My teenage years were my rebellious stage. I was trying to come into myself, just rebelling against life. Making bad decisions. Hanging out with the wrong people. Trying to fit in.
Is there much of a music scene in Gary?
Jlin:Not really. No, I am totally lying. Absolutely, I’m lying. That was horrible of me to say. I have so many friends in Gary who are musicians. It’s just a small circle.
How did you first get into music?
Jlin:I used it as a mask. I wasn’t happy with myself at that time of my life. It was around 2007-2008, I was 19-20. I was in school and didn’t like it. I didn’t know how to tell my parents. I was taught by society go to school do a good job, the American life. So I was hiding behind my music.
I was introduced to FruityLoops by a fellow artist. It developed into this every day hobby. I never knew I would get to this point. It was that piece of coal that developed into a diamond. It was that forgotten piece of coal that everybody looked over. Now, I’m creating another diamond.
All of these things take stages. 98% of what I do has less to do with music and more with the alignment of self.
How old are you?
Jlin:I’ll be 30 on July 30. My golden birthday.
Leo. I love Leos. Very powerful sign.
Jlin:Some call it arrogance.
Your Skype profile says “It’s almost nap time.” Are you a big napper?
Jlin:I believe in naps. I don’t push team no sleep. It’s serotonin.
Do you hear songs in your sleep?
Jlin:I hear songs in the shower. Bodies of water. I think there is definitely a connection between water and sound because your body is made mostly of water. When rock drops into water, there are all those ripples. Nature teaches us so much. It’s just that we have to pay attention.
A lot of critics refer to you as a footwork artist, do you see yourself that way?
Jlin:The basis of where it started was footwork. It’s where my roots sprouted, but I’m still growing. Expression changes constantly. That’s the way it should be.
The arts should never have been separated. I don’t know why they are. People are so fascinated about me and William Basinski working together [on Black Origami’s “Holy Child”]. William is an artist, I’m an artist. He’s authentically him and I’m authentically me. And you have two authentic people coming together. But because society has separated and categorized and genred and subgenred everything—it’s like they can’t even imagine it. These are just arts coming from different spaces. It’s all one family—whether you’re a musician, artist, sculptor, painter.
I think when people have a tendency not to understand things, they like to categorize it, they like to box it, because now they have the control over it. They can say—aha, I’ve caught it, I can name it.
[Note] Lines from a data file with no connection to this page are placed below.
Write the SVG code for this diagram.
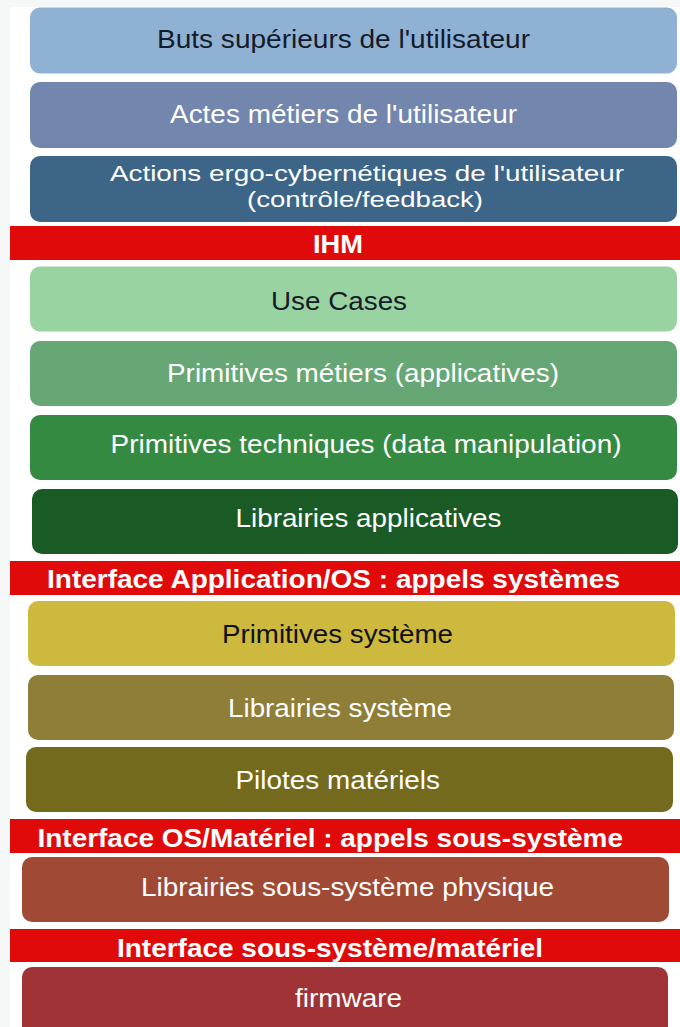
<svg xmlns="http://www.w3.org/2000/svg" width="680" height="1027" viewBox="0 0 680 1027">
<style>
.t{font-family:"Liberation Sans",Arial,sans-serif;font-size:25px;text-anchor:start}
.s{font-size:22px}
.w{fill:#ffffff}
.d{fill:#141c2a}
.b{font-weight:bold;font-size:25px;fill:#ffffff}
.band{fill:#e10a0a}
</style>
<rect x="0" y="0" width="680" height="1027" fill="#f6f8f8"/>
<rect x="10" y="7" width="670" height="1020" fill="#ffffff"/>
<g id="n1"><rect x="30" y="7.5" width="647" height="66" rx="10" fill="#8fb1d4"/><text class="t d" x="157" y="47.5" textLength="373" lengthAdjust="spacingAndGlyphs">Buts supérieurs de l'utilisateur</text></g>
<g id="n2"><rect x="30" y="82" width="647" height="66" rx="10" fill="#7386ae"/><text class="t w" x="170" y="123" textLength="347" lengthAdjust="spacingAndGlyphs">Actes métiers de l'utilisateur</text></g>
<g id="n3"><rect x="30" y="156" width="647" height="66" rx="10" fill="#3c6587"/><text class="t s w" x="110" y="181" textLength="514" lengthAdjust="spacingAndGlyphs">Actions ergo-cybernétiques de l'utilisateur</text><text class="t s w" x="247" y="207" textLength="236" lengthAdjust="spacingAndGlyphs">(contrôle/feedback)</text></g>
<g id="b1"><rect class="band" x="10" y="226" width="670" height="34"/><text class="t b" x="313" y="252.5" textLength="50" lengthAdjust="spacingAndGlyphs">IHM</text></g>
<g id="n4"><rect x="30" y="266.5" width="647" height="65" rx="10" fill="#9ad3a2"/><text class="t d" x="271" y="309.5" textLength="136" lengthAdjust="spacingAndGlyphs">Use Cases</text></g>
<g id="n5"><rect x="30" y="341" width="647" height="65" rx="10" fill="#66a775"/><text class="t w" x="167" y="382" textLength="392" lengthAdjust="spacingAndGlyphs">Primitives métiers (applicatives)</text></g>
<g id="n6"><rect x="30" y="415" width="647" height="65" rx="10" fill="#358a42"/><text class="t w" x="110.5" y="453" textLength="511" lengthAdjust="spacingAndGlyphs">Primitives techniques (data manipulation)</text></g>
<g id="n7"><rect x="32" y="489" width="646" height="65" rx="10" fill="#1a5a24"/><text class="t w" x="235.5" y="527" textLength="266" lengthAdjust="spacingAndGlyphs">Librairies applicatives</text></g>
<g id="b2"><rect class="band" x="10" y="561" width="670" height="34"/><text class="t b" x="47" y="588" textLength="573" lengthAdjust="spacingAndGlyphs">Interface Application/OS : appels systèmes</text></g>
<g id="n8"><rect x="28" y="601" width="647" height="65" rx="10" fill="#cdb93d"/><text class="t" fill="#111111" x="222" y="643" textLength="231" lengthAdjust="spacingAndGlyphs">Primitives système</text></g>
<g id="n9"><rect x="28" y="675" width="646" height="65" rx="10" fill="#8e7e37"/><text class="t w" x="228" y="716.5" textLength="224" lengthAdjust="spacingAndGlyphs">Librairies système</text></g>
<g id="n10"><rect x="26" y="747" width="647" height="65" rx="10" fill="#736a1d"/><text class="t w" x="235.5" y="789" textLength="204.5" lengthAdjust="spacingAndGlyphs">Pilotes matériels</text></g>
<g id="b3"><rect class="band" x="10" y="819" width="670" height="34"/><text class="t b" x="37.5" y="847" textLength="585.5" lengthAdjust="spacingAndGlyphs">Interface OS/Matériel : appels sous-système</text></g>
<g id="n11"><rect x="22" y="857" width="647" height="65" rx="10" fill="#a04a35"/><text class="t w" x="141" y="896" textLength="413" lengthAdjust="spacingAndGlyphs">Librairies sous-système physique</text></g>
<g id="b4"><rect class="band" x="10" y="929" width="670" height="33"/><text class="t b" x="117" y="956.5" textLength="426" lengthAdjust="spacingAndGlyphs">Interface sous-système/matériel</text></g>
<g id="n12"><rect x="22" y="967" width="646" height="75" rx="10" fill="#a03335"/><text class="t w" x="295" y="1006.5" textLength="107" lengthAdjust="spacingAndGlyphs">firmware</text></g>
<g id="connectors"></g>
</svg>
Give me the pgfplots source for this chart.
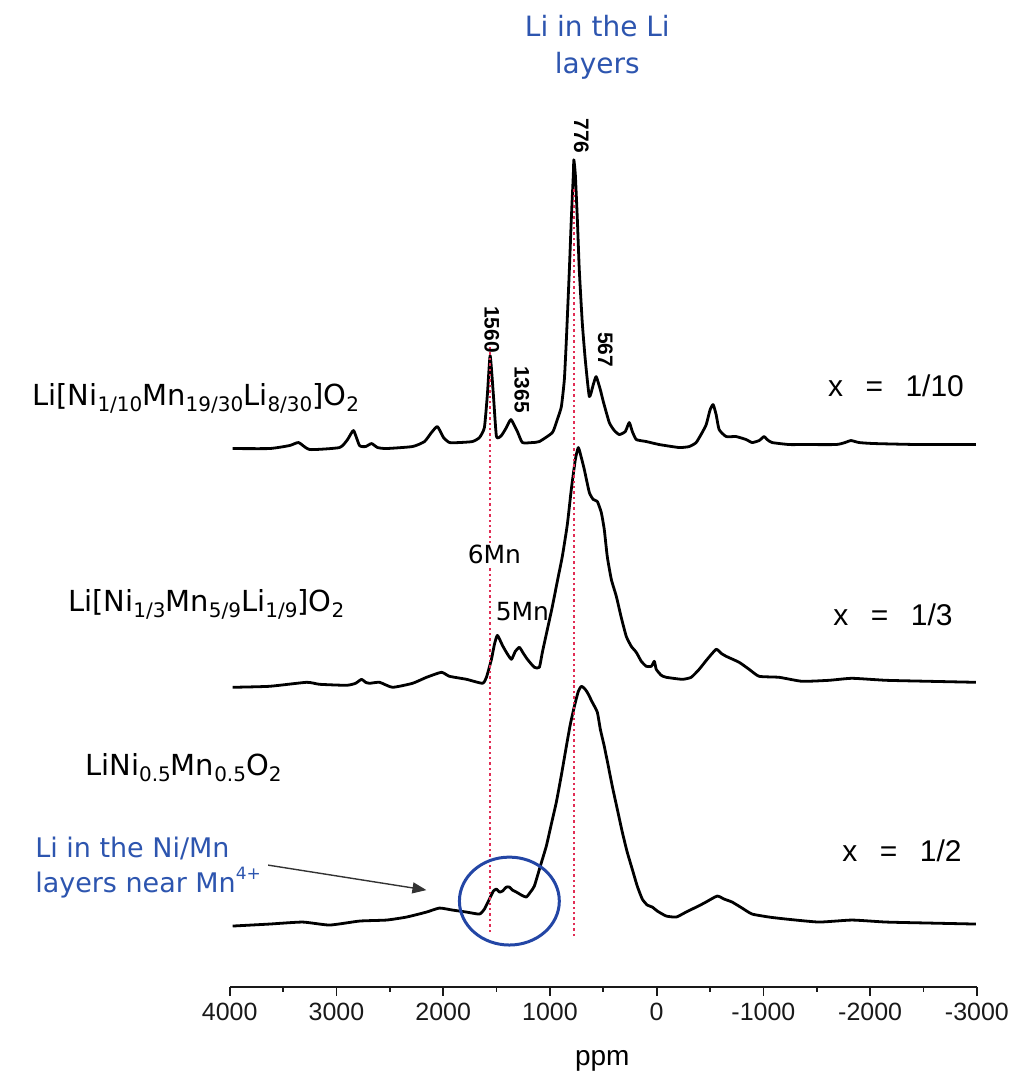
\documentclass[border=0pt]{standalone}
\usepackage{pgfplots}
\pgfplotsset{compat=1.18}
\usepackage{fontspec}
\setmainfont{DejaVu Sans}
\newfontfamily\arialfont{Liberation Sans}
\usetikzlibrary{arrows.meta}

\definecolor{annblue}{RGB}{45,85,175}
\definecolor{circblue}{RGB}{35,70,165}
\definecolor{refred}{RGB}{225,45,85}

% chemical sub- and superscripts
\newcommand\sbs[1]{\raisebox{-0.22em}{\fontsize{10}{10}\selectfont #1}}
\newcommand\sps[1]{\raisebox{0.45em}{\fontsize{8.5}{9}\selectfont #1}}

\begin{document}
\begin{tikzpicture}
\begin{axis}[
  scale only axis, width=374pt, height=494pt,
  xmin=-3000, xmax=4000, ymin=90, ymax=1078,
  x dir=reverse,
  axis x line=bottom, axis y line=none,
  axis line style={-},
  x axis line style={line width=0.85pt, black!90},
  xtick={-3000,-2000,...,4000},
  minor xtick={-2500,-1500,...,3500},
  tick align=outside,
  major tick length=4.5pt, minor tick length=2.5pt,
  every tick/.style={line width=0.85pt, black!90},
  scaled x ticks=false,
  xticklabel style={font=\arialfont\fontsize{12.5}{14}\selectfont, black!90},
  /pgf/number format/assume math mode=true,
  /pgf/number format/1000 sep={},
  clip=false,
  spectrum/.style={black, line width=1.4pt, line join=round, smooth, tension=0.3},
]

% page extent
\path (axis cs:6152,0) rectangle (axis cs:-3318,1078);

% x = 1/10
\addplot[spectrum] coordinates {
(3972,629) (3626,629) (3439,632) (3354,635) (3251,628) (2971,630) (2896,638)
(2840,647) (2784,632) (2727,631) (2671,634) (2615,630) (2531,629) (2287,631)
(2175,636) (2110,645) (2054,651) (1997,640) (1941,635) (1848,635) (1726,636)
(1660,640) (1614,650) (1586,683) (1560,722) (1530,683) (1501,641) (1455,642)
(1408,650) (1365,658) (1305,646) (1258,635) (1165,635) (1099,636) (977,645)
(931,658) (893,671) (865,698) (846,738) (818,808) (800,858) (781,903)
(776,918) (762,903) (743,858) (725,808) (697,755) (669,718) (631,681)
(594,693) (567,701) (528,688) (500,676) (444,655) (397,647) (350,643)
(294,646) (257,655) (228,646) (191,638) (97,636) (-24,633) (-211,630)
(-305,631) (-370,635) (-426,645) (-464,653) (-501,668) (-529,673) (-557,663)
(-585,648) (-651,641) (-744,641) (-838,638) (-894,635) (-960,637) (-1006,641)
(-1035,638) (-1081,635) (-1240,633) (-1362,633) (-1680,633) (-1764,635)
(-1821,637) (-1896,635) (-2036,634) (-2457,633) (-2990,633)
};

% x = 1/3
\addplot[spectrum] coordinates {
(3972,390) (3626,391) (3279,395) (3158,393) (2905,392) (2821,394) (2765,398)
(2727,395) (2690,394) (2596,395) (2475,390) (2287,394) (2156,400) (2016,405)
(1941,401) (1782,398) (1632,394) (1595,400) (1548,418) (1520,433) (1492,442)
(1445,432) (1408,425) (1361,418) (1324,426) (1286,430) (1249,424) (1211,418)
(1146,410) (1099,410) (1071,425) (1024,448) (977,471) (931,496) (884,521)
(837,553) (800,588) (762,618) (734,630) (706,620) (678,608) (631,585)
(594,578) (556,576) (519,565) (491,548) (463,521) (425,498) (378,481)
(332,460) (285,441) (238,431) (191,425) (144,416) (97,411) (50,411) (22,416)
(4,408) (-43,402) (-90,400) (-239,398) (-323,400) (-398,408) (-473,418)
(-557,428) (-604,424) (-651,421) (-773,415) (-866,408) (-960,401) (-1147,400)
(-1362,396) (-1615,397) (-1830,399) (-2148,397) (-2551,396) (-2990,395)
};

% x = 1/2
\addplot[spectrum] coordinates {
(3972,151) (3626,153) (3317,155) (3064,152) (2783,156) (2531,157) (2344,160)
(2156,165) (2035,169) (1913,167) (1782,165) (1660,163) (1614,168) (1567,178)
(1530,186) (1501,188) (1473,185) (1445,186) (1408,190) (1380,190) (1352,187)
(1314,185) (1267,182) (1221,180) (1183,185) (1146,191) (1090,211) (1034,231)
(987,253) (940,275) (893,302) (846,331) (809,353) (771,371) (734,386)
(706,391) (678,389) (650,385) (603,375) (556,365) (528,348) (491,331)
(453,311) (416,291) (369,268) (322,245) (276,225) (229,208) (182,191)
(135,178) (88,172) (41,170) (-6,166) (-90,161) (-183,160) (-258,164)
(-333,168) (-445,174) (-566,181) (-632,178) (-707,175) (-800,169) (-894,163)
(-1053,160) (-1212,158) (-1521,155) (-1830,157) (-2148,155) (-2551,154)
(-2990,153)
};

% reference shifts
\addplot[refred, line width=1.25pt, dash pattern=on 1.2pt off 1.5pt] coordinates {(776,141) (776,891)};
\addplot[refred, line width=1.25pt, dash pattern=on 1.2pt off 1.5pt] coordinates {(1560,145) (1560,731)};

% peak positions
\begin{scope}[every node/.style={rotate=-90, font=\arialfont\bfseries\fontsize{10.5}{11}\selectfont, inner sep=0pt}]
\node at (axis cs:706,942) {776};
\node at (axis cs:1544,748) {1560};
\node at (axis cs:1263,688) {1365};
\node at (axis cs:481,728) {567};
\end{scope}

% compositions
\begin{scope}[every node/.style={font=\fontsize{14.5}{17}\selectfont, inner sep=0pt}]
\node[anchor=base west] at (axis cs:5853,672) {Li[Ni\sbs{1/10}Mn\sbs{19/30}Li\sbs{8/30}]O\sbs{2}};
\node[anchor=base west] at (axis cs:5516,466) {Li[Ni\sbs{1/3}Mn\sbs{5/9}Li\sbs{1/9}]O\sbs{2}};
\node[anchor=base west] at (axis cs:5357,302) {LiNi\sbs{0.5}Mn\sbs{0.5}O\sbs{2}};
\end{scope}

\begin{scope}[every node/.style={font=\arialfont\fontsize{15}{17}\selectfont, inner sep=0pt}]
\node at (axis cs:-2242,692) {x\hspace{0.75em}=\hspace{0.75em}1/10};
\node at (axis cs:-2214,463) {x\hspace{0.75em}=\hspace{0.75em}1/3};
\node at (axis cs:-2298,226) {x\hspace{0.75em}=\hspace{0.75em}1/2};
\end{scope}

\node[font=\fontsize{12.5}{14}\selectfont, fill=white, inner sep=1pt] at (axis cs:1520,523) {6Mn};
\node[font=\fontsize{12.5}{14}\selectfont, inner sep=1pt] at (axis cs:1258,466) {5Mn};

% annotations
\node[annblue, font=\fontsize{14}{18.5}\selectfont, align=center] at (axis cs:556,1031) {Li in the Li\\layers};
\node[annblue, font=\fontsize{13.5}{17.5}\selectfont, align=left, anchor=west, inner sep=0pt] at (axis cs:5825,210)
  {Li in the Ni/Mn\\layers near Mn\sps{4+}};
\draw[black!80, line width=0.7pt, -{Triangle[length=7pt,width=5.5pt]}] (axis cs:3640,212) -- (axis cs:2157,187);
\draw[circblue, line width=1.5pt] (axis cs:1380,176) ellipse [x radius=25pt, y radius=22pt];

\node[font=\arialfont\fontsize{14}{16}\selectfont] at (axis cs:509,16) {ppm};
\end{axis}
\end{tikzpicture}
\end{document}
But some things cannot be named.
You were mentored by DJ Rashad?
Jlin:I introduced myself to him on MySpace after hearing his remix of Kanye West’s “Flashing Lights.” Rashad responded, and I took the opportunity to tell him I loved his work and I wanted to get into music myself. He was at work and told me to wait an hour until he was on his break and he would call me. We spoke on the phone and he gave me advice about equipment and which monitors to use. We didn’t speak often, but we spoke occasionally up until he passed [in 2014]. He was always informative.
[“Holy Child” is dedicated to Rashad.]
You worked in a steel mill to support yourself when you left school. Do you still work there?
Jlin:I left in at the end of 2015 and took on music full-time. I worked there 4 years. I was a tractor operator. I drove a 50,000 pound tractor.
Did working there inspire your music?
Jlin:No, because I tried to keep the two separate. I never blended the two intentionally. That was my escape from music. The steel mill helped me financially, so of course I’m grateful for that. But I love creating over anything.